This morning, Priti Patel takes to the Daily Mail to write that she will insist on “much greater transparency from those who receieve UK”. Her article is carefully written to stress continuity with her Cameron-era predecessors. However, the paper has been briefed about her “fury at our wasted foreign” aid, and previous reports have stressed that aid will be used “in the national interest” to help build a series of new trade deals.
- Meanwhile, it is reported that Rona Fairhead is to step down as Chairman of the BBC after Theresa May reversed David Cameron’s decision to allow her to stay in post until 2018.
- The Prime Minister’s plan to end the ban on the expansion of grammar schools and create new ones is a depature from the settlement under Cameron and Michael Gove.
- So is her intention of lifting the bar on new faith schools admitting more than 50 per cent of pupils of the faith concerned.
- Osborne’s proposed privatisation of the Lands Registry has been dropped.

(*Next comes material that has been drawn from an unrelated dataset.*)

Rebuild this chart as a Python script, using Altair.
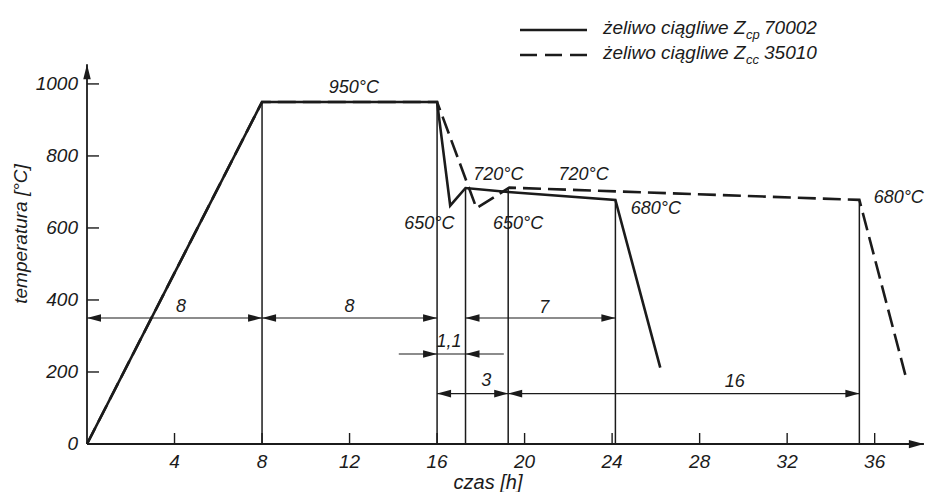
import altair as alt
import pandas as pd

# ---------------- data ----------------
# solid curve: żeliwo ciągliwe Zcp 70002  (time h, temperature °C)
cp_time = [0, 8, 16, 16.6, 17.3, 19.25, 24.15, 26.2]
cp_temp = [0, 950, 950, 662, 711, 700, 678, 212]
# dashed curve: żeliwo ciągliwe Zcc 35010
cc_time = [0, 8, 16, 17.8, 19.3, 35.3, 37.4]
cc_temp = [0, 950, 950, 655, 712, 678, 192]

# thin vertical guide lines
guide_time = [8, 16, 17.3, 19.25, 24.15, 35.3]
guide_top = [950, 950, 711, 712, 678, 678]

# dimension lines
dim_level = [350, 350, 350, 250, 140]
dim_from = [0, 8, 17.3, 14.25, 16]
dim_to = [8, 16, 24.15, 19.05, 35.3]

# arrow heads on the dimension lines (tip position, direction)
head_time = [0, 8, 8, 16, 17.3, 24.15, 16, 17.3, 16, 19.25, 19.25, 35.3]
head_level = [350, 350, 350, 350, 350, 350, 250, 250, 140, 140, 140, 140]
head_dir = ["L", "R", "L", "R", "L", "R", "R", "L", "L", "R", "L", "R"]

dim_text = ["8", "8", "7", "1,1", "3", "16"]
dim_text_time = [4.3, 12.0, 20.9, 16.55, 18.25, 29.6]
dim_text_level = [380, 380, 378, 282, 175, 172]

temp_text = ["950°C", "650°C", "720°C", "720°C", "650°C", "680°C", "680°C"]
temp_text_time = [12.2, 15.65, 18.8, 22.7, 19.7, 26.0, 37.1]
temp_text_level = [990, 612, 747, 747, 612, 652, 683]

x_ticks = [4, 8, 12, 16, 20, 24, 28, 32, 36]
y_ticks = [200, 400, 600, 800, 1000]
y_labels = [0, 200, 400, 600, 800, 1000]
axis_end_time = 38.25
axis_end_temp = 1055

legend_names = ["żeliwo ciągliwe Z", "żeliwo ciągliwe Z"]
legend_subs = ["cp", "cc"]
legend_nums = ["70002", "35010"]

x_title = "czas [h]"
y_title = "temperatura [°C]"

# ---------------- styling ----------------
W, H = 838, 422
INK = "#1b1b1b"
FONT = "Liberation Sans"
xs = alt.Scale(domain=[0, 38.3], nice=False, zero=False)
ys = alt.Scale(domain=[0, 1172], nice=False, zero=False)

PATH_L = "M0,0 L2,-0.55 L2,0.55 Z"
PATH_R = "M0,0 L-2,-0.55 L-2,0.55 Z"
PATH_U = "M0,0 L-0.5,2 L0.5,2 Z"


def X(f):
    return alt.X(f, type="quantitative", scale=xs, axis=None)


def Y(f):
    return alt.Y(f, type="quantitative", scale=ys, axis=None)


cp_df = pd.DataFrame({"t": cp_time, "T": cp_temp, "i": list(range(len(cp_time)))})
cc_df = pd.DataFrame({"t": cc_time, "T": cc_temp, "i": list(range(len(cc_time)))})
guide_df = pd.DataFrame({"t": guide_time, "top": guide_top, "base": [0] * len(guide_time)})
dim_df = pd.DataFrame({"a": dim_from, "b": dim_to, "lvl": dim_level})
head_df = pd.DataFrame({"t": head_time, "lvl": head_level, "d": head_dir})
axis_head_df = pd.DataFrame({"t": [axis_end_time, 0], "lvl": [0, axis_end_temp], "d": ["R", "U"]})
axes_df = pd.DataFrame({"a": [0, 0], "b": [axis_end_time, 0], "l1": [0, 0], "l2": [0, axis_end_temp]})
dim_text_df = pd.DataFrame({"t": dim_text_time, "lvl": dim_text_level, "s": dim_text})
temp_text_df = pd.DataFrame({"t": temp_text_time, "lvl": temp_text_level, "s": temp_text})
xt_df = pd.DataFrame({"v": x_ticks})
yt_df = pd.DataFrame({"v": y_ticks})
yl_df = pd.DataFrame({"v": y_labels, "s": [str(v) for v in y_labels]})

shape_scale = alt.Scale(domain=["L", "R", "U"], range=[PATH_L, PATH_R, PATH_U])

guides = alt.Chart(guide_df).mark_rule(color=INK, strokeWidth=1.5).encode(
    x=X("t"), y=Y("base"), y2="top")

axes = alt.Chart(axes_df).mark_rule(color=INK, strokeWidth=1.8).encode(
    x=X("a"), x2="b", y=Y("l1"), y2="l2")

yticks = alt.Chart(yt_df).mark_rule(color=INK, strokeWidth=1.4).encode(
    y=Y("v"), x=alt.value(0), x2=alt.value(12))
xticks = alt.Chart(xt_df).mark_rule(color=INK, strokeWidth=1.4).encode(
    x=X("v"), y=alt.value(H), y2=alt.value(H - 11))

dims = alt.Chart(dim_df).mark_rule(color=INK, strokeWidth=1.2).encode(
    x=X("a"), x2="b", y=Y("lvl"))

heads = alt.Chart(head_df).mark_point(filled=True, size=196, color=INK, opacity=1, strokeWidth=0).encode(
    x=X("t"), y=Y("lvl"), shape=alt.Shape("d:N", scale=shape_scale, legend=None))

axis_heads = alt.Chart(axis_head_df).mark_point(filled=True, size=225, color=INK, opacity=1, strokeWidth=0).encode(
    x=X("t"), y=Y("lvl"), shape=alt.Shape("d:N", scale=shape_scale, legend=None))

line_cc = alt.Chart(cc_df).mark_line(color=INK, strokeWidth=2.6, strokeDash=[18, 7], strokeJoin="miter").encode(
    x=X("t"), y=Y("T"), order="i:Q")
line_cp = alt.Chart(cp_df).mark_line(color=INK, strokeWidth=2.6, strokeJoin="miter").encode(
    x=X("t"), y=Y("T"), order="i:Q")

txt = dict(font=FONT, fontStyle="italic", color=INK)

dim_labels = alt.Chart(dim_text_df).mark_text(fontSize=18, baseline="middle", align="center", **txt).encode(
    x=X("t"), y=Y("lvl"), text="s:N")
temp_labels = alt.Chart(temp_text_df).mark_text(fontSize=18, baseline="middle", align="center", **txt).encode(
    x=X("t"), y=Y("lvl"), text="s:N")

ylab = alt.Chart(yl_df).mark_text(fontSize=19, baseline="middle", align="right", **txt).encode(
    y=Y("v"), x=alt.value(-9), text="s:N")
xlab = alt.Chart(xt_df).mark_text(fontSize=19, baseline="top", align="center", **txt).encode(
    x=X("v"), y=alt.value(H + 9), text="v:Q")

one = alt.Data(values=[{}])
xtitle = alt.Chart(one).mark_text(text=x_title, fontSize=20, baseline="alphabetic", align="center", **txt).encode(
    x=alt.value(401), y=alt.value(H + 45))
ytitle = alt.Chart(one).mark_text(text=y_title, fontSize=19, baseline="middle", align="center", angle=270, **txt).encode(
    x=alt.value(-66), y=alt.value(212))

# legend (drawn by hand, top right)
leg_solid = alt.Chart(one).mark_rule(color=INK, strokeWidth=2.4).encode(
    x=alt.value(433), x2=alt.value(500), y=alt.value(8))
leg_dash = alt.Chart(one).mark_rule(color=INK, strokeWidth=2.6, strokeDash=[17, 8]).encode(
    x=alt.value(433), x2=alt.value(500), y=alt.value(33))

leg_layers = []
for row, (name, sub, num) in enumerate(zip(legend_names, legend_subs, legend_nums)):
    base_y = 12 + row * 25
    leg_layers.append(alt.Chart(one).mark_text(text=name, fontSize=19, align="left", baseline="alphabetic", **txt).encode(
        x=alt.value(516), y=alt.value(base_y)))
    leg_layers.append(alt.Chart(one).mark_text(text=sub, fontSize=13, align="left", baseline="alphabetic", **txt).encode(
        x=alt.value(659), y=alt.value(base_y + 5)))
    leg_layers.append(alt.Chart(one).mark_text(text=num, fontSize=19, align="left", baseline="alphabetic", **txt).encode(
        x=alt.value(677), y=alt.value(base_y)))

chart = alt.layer(
    guides, axes, yticks, xticks, dims, heads, axis_heads, line_cc, line_cp,
    dim_labels, temp_labels, ylab, xlab, xtitle, ytitle, leg_solid, leg_dash, *leg_layers
).properties(
    width=W, height=H,
    padding={"left": 79, "top": 14, "right": 2, "bottom": 48},
    autosize=alt.AutoSizeParams(type="none"),
    background="white",
).configure_view(stroke=None)

chart.save("out.html", embed_options={"renderer": "svg", "actions": False})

- The Cameron/George Osborne Hinkley-and-Bradwell scheme has been put on hold “amid security concerns about Chinese involvement”.

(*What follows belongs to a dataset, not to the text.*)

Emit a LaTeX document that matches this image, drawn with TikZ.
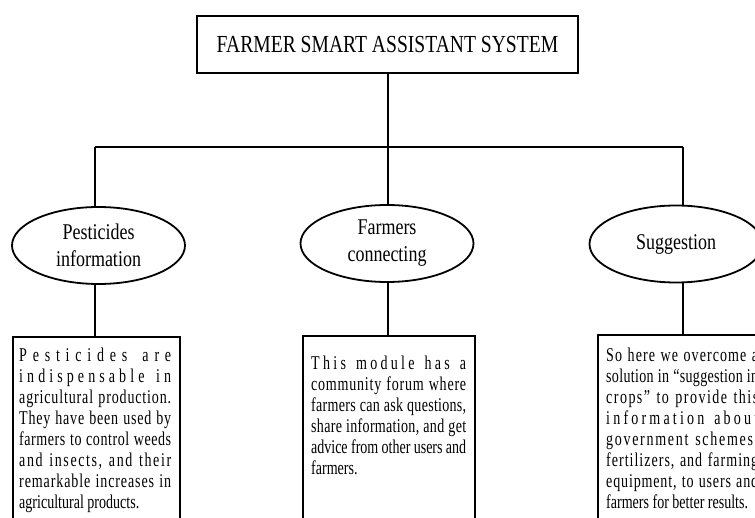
\documentclass[tikz,border=0pt]{standalone}
\usepackage{fontspec}
\setmainfont{Liberation Serif}[FakeStretch=0.8]
\newfontfamily\modfont{Liberation Serif}[FakeStretch=0.72]
\usetikzlibrary{shapes.geometric,calc}

% A justified line whose extra room is shared out between all its letters
\ExplSyntaxOn
\bool_new:N \l__fsa_first_bool
\cs_new_protected:Npn \__fsa_gap:
  { \skip_horizontal:n { 0pt plus 1fil minus 0.6pt } }
\cs_new_protected:Npn \spreadline #1
  {
    \hbox_to_wd:nn { \linewidth }
      {
        \bool_set_true:N \l__fsa_first_bool
        \seq_set_split:Nnn \l_tmpa_seq { ~ } { #1 }
        \seq_map_indexed_inline:Nn \l_tmpa_seq
          {
            \int_compare:nNnF { ##1 } = { 1 } { \__fsa_gap: \c_space_tl }
            \tl_map_inline:nn { ##2 }
              {
                \bool_if:NTF \l__fsa_first_bool
                  { \bool_set_false:N \l__fsa_first_bool }
                  { \__fsa_gap: }
                ####1
              }
          }
      }
  }
\ExplSyntaxOff

\newcommand{\lastline}[1]{\hbox{#1}}
\newcommand{\bodytext}[2]{\parbox[t]{#1}{\modfont\fontsize{19.5}{21}\selectfont
  \setlength{\baselineskip}{21pt}\setlength{\lineskiplimit}{-20pt}#2}}

\begin{document}
\begin{tikzpicture}[x=1pt,y=-1pt,
  link/.style={line width=2pt},
  titlebox/.style={draw,line width=2pt,minimum width=381pt,minimum height=57pt,
    inner sep=0pt,font=\fontsize{24.5}{26}\selectfont},
  topic/.style={draw,ellipse,line width=1.8pt,minimum width=173pt,minimum height=77pt,
    inner sep=0pt,align=center,font=\fontsize{22.5}{27}\selectfont},
  modbox/.style={draw,line width=2pt,anchor=north west,minimum height=260pt,inner sep=0pt},
  modtext/.style={anchor=base west,inner sep=0pt}]
\useasboundingbox (0,0) rectangle (755,518);
\clip (0,0) rectangle (755,518);

% root of the tree
\node[titlebox] (title) at (387.5,44.5) {FARMER SMART ASSISTANT SYSTEM};

% branching bar
\coordinate (jl) at (95,147);
\coordinate (jm) at (388,147);
\coordinate (jr) at (683,147);

% the three modules
\node[topic] (e1) at (98.5,245.5) {Pesticides\\information};
\node[topic] (e2) at (387,243.5) {Farmers\\connecting};
\node[topic] (e3) at (676,244) {Suggestion};

% their descriptions
\node[modbox,minimum width=167pt] (b1) at (12,336) {};
\node[modbox,minimum width=172pt] (b2) at (302,335) {};
\node[modbox,minimum width=167pt] (b3) at (597,334) {};

\node[modtext] (t1) at ($(b1.north west)+(7,26)$) {\bodytext{152pt}{%
  \spreadline{Pesticides are}
  \spreadline{indispensable in}
  \spreadline{agricultural production.}
  \spreadline{They have been used by}
  \spreadline{farmers to control weeds}
  \spreadline{and insects, and their}
  \spreadline{remarkable increases in}
  \lastline{agricultural products.}}};

\node[modtext] (t2) at ($(b2.north west)+(9,35)$) {\bodytext{155pt}{%
  \spreadline{This module has a}
  \spreadline{community forum where}
  \spreadline{farmers can ask questions,}
  \spreadline{share information, and get}
  \spreadline{advice from other users and}
  \lastline{farmers.}}};

\node[modtext] (t3) at ($(b3.north west)+(9,27.5)$) {\bodytext{152pt}{%
  \spreadline{So here we overcome a}
  \spreadline{solution in “suggestion in}
  \spreadline{crops” to provide this}
  \spreadline{information about}
  \spreadline{government schemes,}
  \spreadline{fertilizers, and farming}
  \spreadline{equipment, to users and}
  \lastline{farmers for better results.}}};

% connectors
\draw[link] (jm |- title.south) -- (jm);
\draw[link] (jl) -- (jr);
\draw[link] (jl) -- (jl |- e1.north);
\draw[link] (jm) -- (jm |- e2.north);
\draw[link] (jr) -- (jr |- e3.north);
\draw[link] (jl |- e1.south) -- (jl |- b1.north);
\draw[link] (jm |- e2.south) -- (jm |- b2.north);
\draw[link] (jr |- e3.south) -- (jr |- b3.north);
\end{tikzpicture}
\end{document}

- There is to be no early bill on prisons reform – the Gove measure that was the centrepiece of Cameron’s Queen’s Speech in May. The future of the reforms is doubtful.
- Osborne’s proposal for directly-elected City Mayors are being overhauled and downscaled. May “is expected to let the next phase of devolution proceed without directly elected mayors”.

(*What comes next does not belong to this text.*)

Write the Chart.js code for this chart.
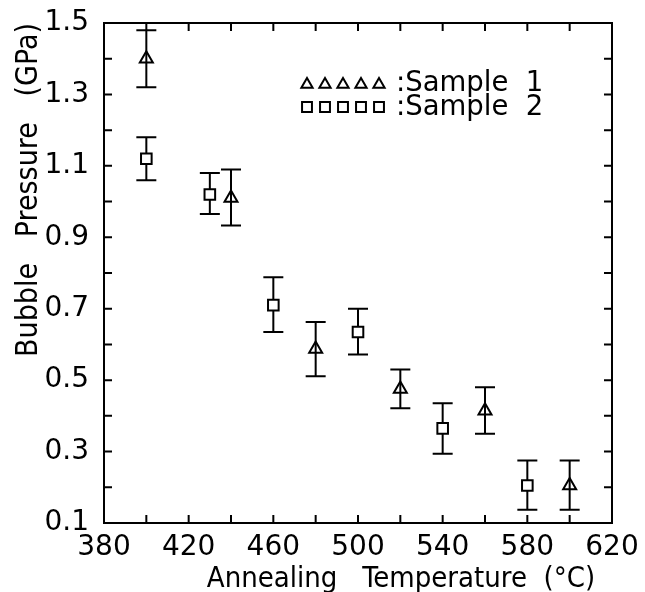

- So is his Manchester-centred Northern Powerhouse scheme. The Prime Minister wants “to shift the focus to other rural and industrial areas”. This was presaged in a leadership campaign launch speech.
- Osborne’s sugar tax is no longer to be a tax on consumers. He originally indicated that this would be the case. But producers are now set to pay it.
This is far from a complete list: for example, the Prime Minister reportedly wants to share a larger slice of fracking proceeds with local communities. Nor does it contain non-policy changes, such as the claim that celebrities are to be “shut out of Number Ten parties”. But it suggests a way in which Governments can renew themselves in office if the circumstances are right, namely: purge parts of the previous regime’s people and policies.